**What is asked:** Take the entries below and print only the lines from the one with "Convert this chart" through the one with "Chart.register(...registerables);", exactly as they stand, both ends included.

**Task input:**
..........

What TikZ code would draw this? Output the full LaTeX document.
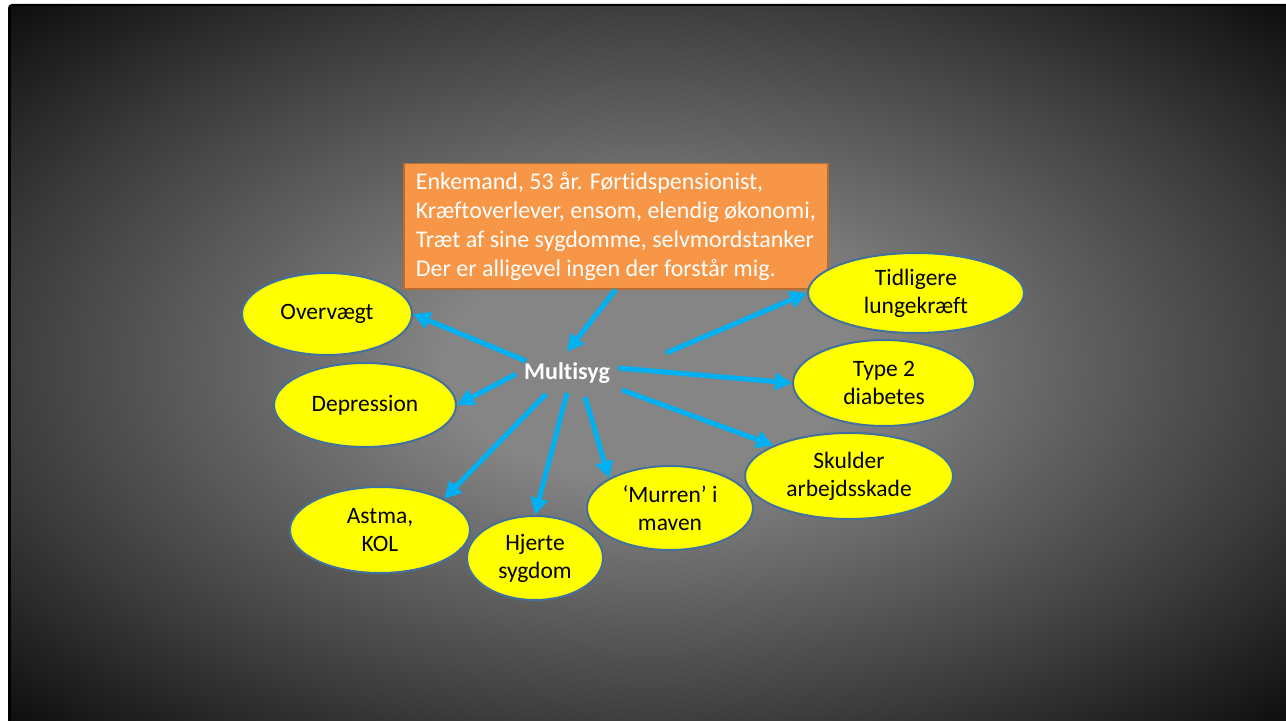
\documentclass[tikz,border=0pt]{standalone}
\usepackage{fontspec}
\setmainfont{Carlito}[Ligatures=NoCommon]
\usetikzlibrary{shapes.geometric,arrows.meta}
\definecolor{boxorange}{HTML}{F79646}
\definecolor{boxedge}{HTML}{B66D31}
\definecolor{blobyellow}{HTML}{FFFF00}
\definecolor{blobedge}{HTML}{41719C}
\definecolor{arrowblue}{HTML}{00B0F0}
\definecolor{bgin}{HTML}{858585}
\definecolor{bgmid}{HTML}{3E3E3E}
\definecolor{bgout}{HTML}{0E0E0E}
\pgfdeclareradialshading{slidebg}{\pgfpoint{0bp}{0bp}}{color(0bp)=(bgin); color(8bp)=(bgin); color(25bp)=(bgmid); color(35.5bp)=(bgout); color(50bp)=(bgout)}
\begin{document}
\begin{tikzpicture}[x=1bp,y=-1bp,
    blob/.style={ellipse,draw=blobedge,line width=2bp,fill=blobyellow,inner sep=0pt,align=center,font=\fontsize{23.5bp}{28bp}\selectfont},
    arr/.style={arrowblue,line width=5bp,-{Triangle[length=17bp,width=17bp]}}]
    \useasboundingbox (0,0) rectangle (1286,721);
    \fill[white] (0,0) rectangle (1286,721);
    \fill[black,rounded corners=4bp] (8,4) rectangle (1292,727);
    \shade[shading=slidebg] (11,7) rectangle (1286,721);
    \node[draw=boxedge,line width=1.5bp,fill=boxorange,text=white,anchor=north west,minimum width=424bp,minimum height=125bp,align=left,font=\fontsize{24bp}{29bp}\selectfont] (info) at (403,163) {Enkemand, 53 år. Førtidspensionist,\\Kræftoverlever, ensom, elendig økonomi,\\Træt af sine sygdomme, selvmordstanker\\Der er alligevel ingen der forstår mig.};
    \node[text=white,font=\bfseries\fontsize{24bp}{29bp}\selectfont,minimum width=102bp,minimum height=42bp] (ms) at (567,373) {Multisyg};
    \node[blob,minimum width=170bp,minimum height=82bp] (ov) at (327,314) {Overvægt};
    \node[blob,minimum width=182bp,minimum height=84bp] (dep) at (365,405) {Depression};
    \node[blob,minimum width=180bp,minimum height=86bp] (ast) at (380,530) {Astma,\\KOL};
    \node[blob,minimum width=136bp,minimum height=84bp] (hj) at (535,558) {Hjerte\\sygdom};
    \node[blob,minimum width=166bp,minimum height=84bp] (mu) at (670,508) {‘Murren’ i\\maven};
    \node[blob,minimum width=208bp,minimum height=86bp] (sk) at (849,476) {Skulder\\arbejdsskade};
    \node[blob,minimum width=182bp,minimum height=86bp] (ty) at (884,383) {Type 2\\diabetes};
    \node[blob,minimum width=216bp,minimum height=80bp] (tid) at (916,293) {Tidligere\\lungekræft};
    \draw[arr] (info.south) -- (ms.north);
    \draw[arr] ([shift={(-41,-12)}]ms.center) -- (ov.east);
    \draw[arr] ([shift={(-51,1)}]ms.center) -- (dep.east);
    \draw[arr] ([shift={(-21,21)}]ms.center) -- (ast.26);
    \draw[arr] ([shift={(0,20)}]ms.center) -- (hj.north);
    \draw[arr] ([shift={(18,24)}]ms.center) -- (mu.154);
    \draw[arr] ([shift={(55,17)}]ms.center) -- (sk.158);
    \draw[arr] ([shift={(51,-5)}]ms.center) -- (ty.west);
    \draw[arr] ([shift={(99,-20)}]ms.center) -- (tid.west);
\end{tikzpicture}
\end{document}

..........

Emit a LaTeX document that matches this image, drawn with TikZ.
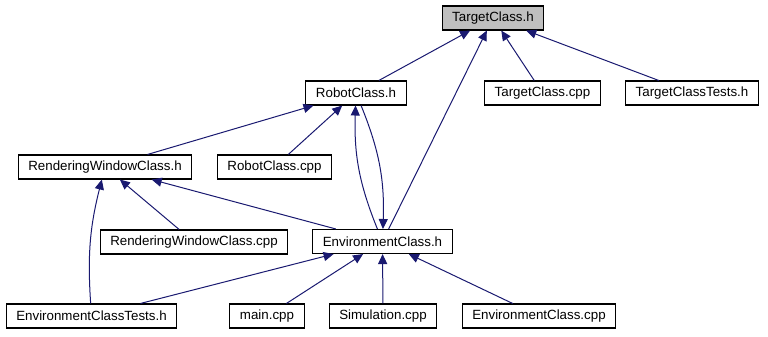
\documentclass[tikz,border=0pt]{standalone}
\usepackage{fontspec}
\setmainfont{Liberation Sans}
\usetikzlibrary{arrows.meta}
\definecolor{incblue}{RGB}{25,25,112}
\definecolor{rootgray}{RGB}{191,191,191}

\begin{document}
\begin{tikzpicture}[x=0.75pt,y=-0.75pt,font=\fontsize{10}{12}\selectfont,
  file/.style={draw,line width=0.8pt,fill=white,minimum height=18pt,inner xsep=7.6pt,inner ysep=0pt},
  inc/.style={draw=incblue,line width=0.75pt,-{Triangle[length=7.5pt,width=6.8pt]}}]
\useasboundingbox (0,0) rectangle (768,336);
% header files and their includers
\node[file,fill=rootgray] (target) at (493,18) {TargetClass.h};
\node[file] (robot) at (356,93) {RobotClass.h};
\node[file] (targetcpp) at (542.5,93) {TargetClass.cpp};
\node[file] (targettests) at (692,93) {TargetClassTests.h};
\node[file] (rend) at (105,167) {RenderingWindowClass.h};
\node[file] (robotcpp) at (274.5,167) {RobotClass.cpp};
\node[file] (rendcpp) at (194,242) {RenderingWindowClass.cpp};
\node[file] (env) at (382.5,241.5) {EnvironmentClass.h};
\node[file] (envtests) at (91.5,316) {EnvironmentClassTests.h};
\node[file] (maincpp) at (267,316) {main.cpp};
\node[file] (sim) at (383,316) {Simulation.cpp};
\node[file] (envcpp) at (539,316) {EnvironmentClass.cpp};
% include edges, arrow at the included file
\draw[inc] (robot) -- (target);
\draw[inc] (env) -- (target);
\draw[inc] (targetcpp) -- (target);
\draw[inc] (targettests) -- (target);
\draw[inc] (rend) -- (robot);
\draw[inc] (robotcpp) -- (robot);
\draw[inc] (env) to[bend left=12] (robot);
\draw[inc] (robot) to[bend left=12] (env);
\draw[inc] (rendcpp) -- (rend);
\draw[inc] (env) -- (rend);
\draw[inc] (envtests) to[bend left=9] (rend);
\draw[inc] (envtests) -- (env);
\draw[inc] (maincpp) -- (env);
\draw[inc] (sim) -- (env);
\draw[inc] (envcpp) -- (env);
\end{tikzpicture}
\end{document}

..........

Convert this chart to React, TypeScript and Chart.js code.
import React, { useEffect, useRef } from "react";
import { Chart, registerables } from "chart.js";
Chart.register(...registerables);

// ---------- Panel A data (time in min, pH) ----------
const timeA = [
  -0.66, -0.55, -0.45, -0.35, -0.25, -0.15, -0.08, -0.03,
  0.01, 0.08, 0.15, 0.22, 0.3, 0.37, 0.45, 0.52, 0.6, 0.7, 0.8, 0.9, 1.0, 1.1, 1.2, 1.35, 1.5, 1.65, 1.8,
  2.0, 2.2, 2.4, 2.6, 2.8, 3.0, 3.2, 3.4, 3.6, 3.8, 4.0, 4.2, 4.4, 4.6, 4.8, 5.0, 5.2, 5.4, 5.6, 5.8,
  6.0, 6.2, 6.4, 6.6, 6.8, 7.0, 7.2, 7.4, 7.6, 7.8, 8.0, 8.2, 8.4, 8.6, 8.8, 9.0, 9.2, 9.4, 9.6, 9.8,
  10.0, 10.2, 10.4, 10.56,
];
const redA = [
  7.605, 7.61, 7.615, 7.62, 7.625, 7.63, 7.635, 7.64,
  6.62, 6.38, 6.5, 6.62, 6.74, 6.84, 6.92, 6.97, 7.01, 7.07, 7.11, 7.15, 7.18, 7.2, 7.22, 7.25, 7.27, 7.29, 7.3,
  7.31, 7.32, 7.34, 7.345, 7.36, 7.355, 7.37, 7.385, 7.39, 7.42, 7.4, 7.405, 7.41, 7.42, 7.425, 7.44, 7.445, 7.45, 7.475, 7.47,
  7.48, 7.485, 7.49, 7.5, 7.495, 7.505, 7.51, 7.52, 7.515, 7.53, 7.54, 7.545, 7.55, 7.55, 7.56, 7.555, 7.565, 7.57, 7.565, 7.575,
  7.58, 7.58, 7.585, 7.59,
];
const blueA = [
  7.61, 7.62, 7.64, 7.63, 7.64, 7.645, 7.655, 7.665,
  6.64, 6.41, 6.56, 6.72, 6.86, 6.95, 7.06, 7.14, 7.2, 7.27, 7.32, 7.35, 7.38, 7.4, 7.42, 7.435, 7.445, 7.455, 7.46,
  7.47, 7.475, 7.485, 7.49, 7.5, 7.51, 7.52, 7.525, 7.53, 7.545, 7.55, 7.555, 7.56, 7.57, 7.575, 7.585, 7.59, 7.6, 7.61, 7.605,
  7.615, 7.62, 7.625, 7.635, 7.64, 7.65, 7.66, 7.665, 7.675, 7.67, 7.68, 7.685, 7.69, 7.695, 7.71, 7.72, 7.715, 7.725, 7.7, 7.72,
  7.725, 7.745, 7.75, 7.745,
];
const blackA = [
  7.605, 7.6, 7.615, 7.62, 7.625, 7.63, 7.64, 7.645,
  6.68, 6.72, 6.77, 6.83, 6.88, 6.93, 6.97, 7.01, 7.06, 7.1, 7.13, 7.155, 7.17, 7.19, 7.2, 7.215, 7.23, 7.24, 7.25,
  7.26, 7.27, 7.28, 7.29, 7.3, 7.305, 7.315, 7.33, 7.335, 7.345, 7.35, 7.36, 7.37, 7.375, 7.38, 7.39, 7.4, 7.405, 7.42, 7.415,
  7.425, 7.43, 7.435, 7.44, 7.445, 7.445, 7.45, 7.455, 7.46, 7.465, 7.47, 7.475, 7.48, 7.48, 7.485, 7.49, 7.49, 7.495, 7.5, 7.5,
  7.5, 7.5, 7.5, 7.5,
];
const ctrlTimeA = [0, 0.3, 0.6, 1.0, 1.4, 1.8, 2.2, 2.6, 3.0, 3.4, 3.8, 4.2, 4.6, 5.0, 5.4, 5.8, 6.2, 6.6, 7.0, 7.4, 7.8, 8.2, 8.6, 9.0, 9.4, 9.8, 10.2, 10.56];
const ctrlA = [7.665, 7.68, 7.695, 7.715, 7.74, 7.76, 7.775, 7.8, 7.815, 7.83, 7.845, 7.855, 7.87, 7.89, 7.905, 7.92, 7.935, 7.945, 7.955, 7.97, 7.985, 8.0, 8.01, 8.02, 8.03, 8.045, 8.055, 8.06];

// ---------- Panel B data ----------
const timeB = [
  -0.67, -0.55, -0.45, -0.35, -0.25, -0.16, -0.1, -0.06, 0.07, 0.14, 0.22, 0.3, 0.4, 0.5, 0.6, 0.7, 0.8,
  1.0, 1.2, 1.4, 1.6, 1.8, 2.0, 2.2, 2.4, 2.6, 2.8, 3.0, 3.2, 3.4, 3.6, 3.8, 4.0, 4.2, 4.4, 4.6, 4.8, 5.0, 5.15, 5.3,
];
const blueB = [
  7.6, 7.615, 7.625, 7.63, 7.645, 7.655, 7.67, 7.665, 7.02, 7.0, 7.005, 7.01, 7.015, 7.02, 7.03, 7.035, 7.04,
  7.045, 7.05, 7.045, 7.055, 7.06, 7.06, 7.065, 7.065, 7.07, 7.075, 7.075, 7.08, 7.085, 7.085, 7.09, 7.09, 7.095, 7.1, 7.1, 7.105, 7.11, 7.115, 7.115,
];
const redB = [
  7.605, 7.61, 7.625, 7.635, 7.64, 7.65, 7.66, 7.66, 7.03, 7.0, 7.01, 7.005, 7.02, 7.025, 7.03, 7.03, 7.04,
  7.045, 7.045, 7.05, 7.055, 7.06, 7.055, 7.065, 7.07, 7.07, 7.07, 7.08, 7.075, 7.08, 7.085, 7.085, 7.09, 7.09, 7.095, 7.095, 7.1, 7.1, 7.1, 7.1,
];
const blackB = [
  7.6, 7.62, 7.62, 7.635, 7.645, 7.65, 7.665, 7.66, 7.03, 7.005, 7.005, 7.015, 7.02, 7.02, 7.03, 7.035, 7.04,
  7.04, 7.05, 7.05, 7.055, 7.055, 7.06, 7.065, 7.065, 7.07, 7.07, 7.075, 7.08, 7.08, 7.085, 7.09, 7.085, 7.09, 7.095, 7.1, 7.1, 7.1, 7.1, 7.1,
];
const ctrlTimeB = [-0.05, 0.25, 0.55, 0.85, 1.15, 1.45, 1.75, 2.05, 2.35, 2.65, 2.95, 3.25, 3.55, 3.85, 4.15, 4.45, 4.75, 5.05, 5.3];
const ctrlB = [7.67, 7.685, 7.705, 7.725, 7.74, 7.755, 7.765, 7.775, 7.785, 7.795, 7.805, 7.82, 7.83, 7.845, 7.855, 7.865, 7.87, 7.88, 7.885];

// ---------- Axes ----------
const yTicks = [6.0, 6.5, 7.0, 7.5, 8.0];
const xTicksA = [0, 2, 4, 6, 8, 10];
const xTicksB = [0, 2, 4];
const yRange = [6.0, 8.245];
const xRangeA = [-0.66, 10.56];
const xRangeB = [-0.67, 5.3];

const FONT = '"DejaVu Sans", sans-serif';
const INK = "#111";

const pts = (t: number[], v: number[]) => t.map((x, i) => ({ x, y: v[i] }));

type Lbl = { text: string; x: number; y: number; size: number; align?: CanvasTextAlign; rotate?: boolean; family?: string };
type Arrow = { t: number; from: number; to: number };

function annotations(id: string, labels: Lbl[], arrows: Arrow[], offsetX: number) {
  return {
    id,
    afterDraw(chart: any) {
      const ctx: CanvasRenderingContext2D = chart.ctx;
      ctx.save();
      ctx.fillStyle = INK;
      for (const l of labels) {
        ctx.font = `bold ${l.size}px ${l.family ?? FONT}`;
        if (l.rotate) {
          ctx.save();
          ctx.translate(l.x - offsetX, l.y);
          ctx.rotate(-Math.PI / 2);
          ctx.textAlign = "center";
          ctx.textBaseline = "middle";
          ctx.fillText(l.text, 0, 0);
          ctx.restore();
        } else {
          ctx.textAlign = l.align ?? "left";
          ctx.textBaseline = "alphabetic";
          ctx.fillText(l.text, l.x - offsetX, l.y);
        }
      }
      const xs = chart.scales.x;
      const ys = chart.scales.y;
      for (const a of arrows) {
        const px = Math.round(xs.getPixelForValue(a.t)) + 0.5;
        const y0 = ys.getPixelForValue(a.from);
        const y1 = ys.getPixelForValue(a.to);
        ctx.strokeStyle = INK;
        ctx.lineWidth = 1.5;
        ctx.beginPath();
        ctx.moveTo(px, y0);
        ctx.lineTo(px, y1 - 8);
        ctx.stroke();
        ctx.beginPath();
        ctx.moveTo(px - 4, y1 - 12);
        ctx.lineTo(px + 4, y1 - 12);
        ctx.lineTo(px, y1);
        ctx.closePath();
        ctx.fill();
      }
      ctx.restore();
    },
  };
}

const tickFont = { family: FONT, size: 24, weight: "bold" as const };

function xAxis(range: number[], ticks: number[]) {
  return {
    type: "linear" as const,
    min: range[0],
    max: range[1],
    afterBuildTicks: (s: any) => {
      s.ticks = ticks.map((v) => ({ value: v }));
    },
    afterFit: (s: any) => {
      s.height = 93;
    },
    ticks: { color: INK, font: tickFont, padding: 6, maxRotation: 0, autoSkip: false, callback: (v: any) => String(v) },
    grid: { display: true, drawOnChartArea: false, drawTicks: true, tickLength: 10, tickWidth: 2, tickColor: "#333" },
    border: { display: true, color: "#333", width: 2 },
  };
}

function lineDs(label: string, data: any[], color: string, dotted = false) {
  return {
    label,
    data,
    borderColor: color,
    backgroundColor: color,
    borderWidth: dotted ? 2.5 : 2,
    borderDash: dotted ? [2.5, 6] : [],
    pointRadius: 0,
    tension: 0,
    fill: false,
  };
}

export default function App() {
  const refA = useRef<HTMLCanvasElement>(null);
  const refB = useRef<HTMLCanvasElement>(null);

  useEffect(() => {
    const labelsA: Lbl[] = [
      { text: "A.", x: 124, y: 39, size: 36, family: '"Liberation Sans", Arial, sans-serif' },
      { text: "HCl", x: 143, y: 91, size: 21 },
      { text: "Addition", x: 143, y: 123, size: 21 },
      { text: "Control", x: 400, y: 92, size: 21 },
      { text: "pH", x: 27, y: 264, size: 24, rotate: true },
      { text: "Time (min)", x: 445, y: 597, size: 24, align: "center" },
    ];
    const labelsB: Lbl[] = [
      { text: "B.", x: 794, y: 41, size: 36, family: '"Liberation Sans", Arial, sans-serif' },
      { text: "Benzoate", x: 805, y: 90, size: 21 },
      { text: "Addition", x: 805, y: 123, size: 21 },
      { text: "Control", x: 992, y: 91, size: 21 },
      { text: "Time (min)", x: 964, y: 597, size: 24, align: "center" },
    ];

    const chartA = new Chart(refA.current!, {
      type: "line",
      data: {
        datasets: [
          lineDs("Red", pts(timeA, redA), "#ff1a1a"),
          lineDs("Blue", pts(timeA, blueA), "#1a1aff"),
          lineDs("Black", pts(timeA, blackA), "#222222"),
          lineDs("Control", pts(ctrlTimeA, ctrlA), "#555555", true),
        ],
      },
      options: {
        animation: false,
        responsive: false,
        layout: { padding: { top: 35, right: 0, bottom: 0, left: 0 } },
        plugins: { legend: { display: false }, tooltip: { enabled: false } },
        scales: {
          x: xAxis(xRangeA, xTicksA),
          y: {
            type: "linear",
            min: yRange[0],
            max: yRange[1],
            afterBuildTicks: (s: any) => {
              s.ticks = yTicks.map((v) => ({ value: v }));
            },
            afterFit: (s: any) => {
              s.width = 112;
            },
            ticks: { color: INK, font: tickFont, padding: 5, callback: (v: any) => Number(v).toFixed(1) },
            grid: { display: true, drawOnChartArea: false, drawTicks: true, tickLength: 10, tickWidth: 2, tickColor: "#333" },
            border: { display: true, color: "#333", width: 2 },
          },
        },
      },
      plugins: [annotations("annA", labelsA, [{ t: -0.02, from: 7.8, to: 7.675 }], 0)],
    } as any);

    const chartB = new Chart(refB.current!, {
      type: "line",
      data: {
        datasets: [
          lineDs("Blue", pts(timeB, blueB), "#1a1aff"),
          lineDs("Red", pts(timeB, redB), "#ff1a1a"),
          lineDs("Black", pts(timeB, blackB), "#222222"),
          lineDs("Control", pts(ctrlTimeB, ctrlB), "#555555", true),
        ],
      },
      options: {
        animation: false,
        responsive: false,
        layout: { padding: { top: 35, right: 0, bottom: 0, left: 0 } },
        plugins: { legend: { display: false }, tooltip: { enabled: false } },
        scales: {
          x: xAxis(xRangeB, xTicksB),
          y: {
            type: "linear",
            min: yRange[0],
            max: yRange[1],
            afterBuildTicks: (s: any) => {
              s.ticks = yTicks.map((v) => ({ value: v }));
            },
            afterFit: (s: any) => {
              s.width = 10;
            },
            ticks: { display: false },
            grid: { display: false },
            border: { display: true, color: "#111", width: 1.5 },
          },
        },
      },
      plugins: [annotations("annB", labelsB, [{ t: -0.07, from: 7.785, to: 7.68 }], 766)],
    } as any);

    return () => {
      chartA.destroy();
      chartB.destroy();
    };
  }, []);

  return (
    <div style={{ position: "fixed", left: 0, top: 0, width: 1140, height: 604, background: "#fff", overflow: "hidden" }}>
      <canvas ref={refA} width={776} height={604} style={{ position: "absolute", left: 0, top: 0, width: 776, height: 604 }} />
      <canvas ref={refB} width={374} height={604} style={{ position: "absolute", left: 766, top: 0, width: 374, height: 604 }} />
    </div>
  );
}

..........

**Output of the task:**
Convert this chart to React, TypeScript and Chart.js code.
import React, { useEffect, useRef } from "react";
import { Chart, registerables } from "chart.js";
Chart.register(...registerables);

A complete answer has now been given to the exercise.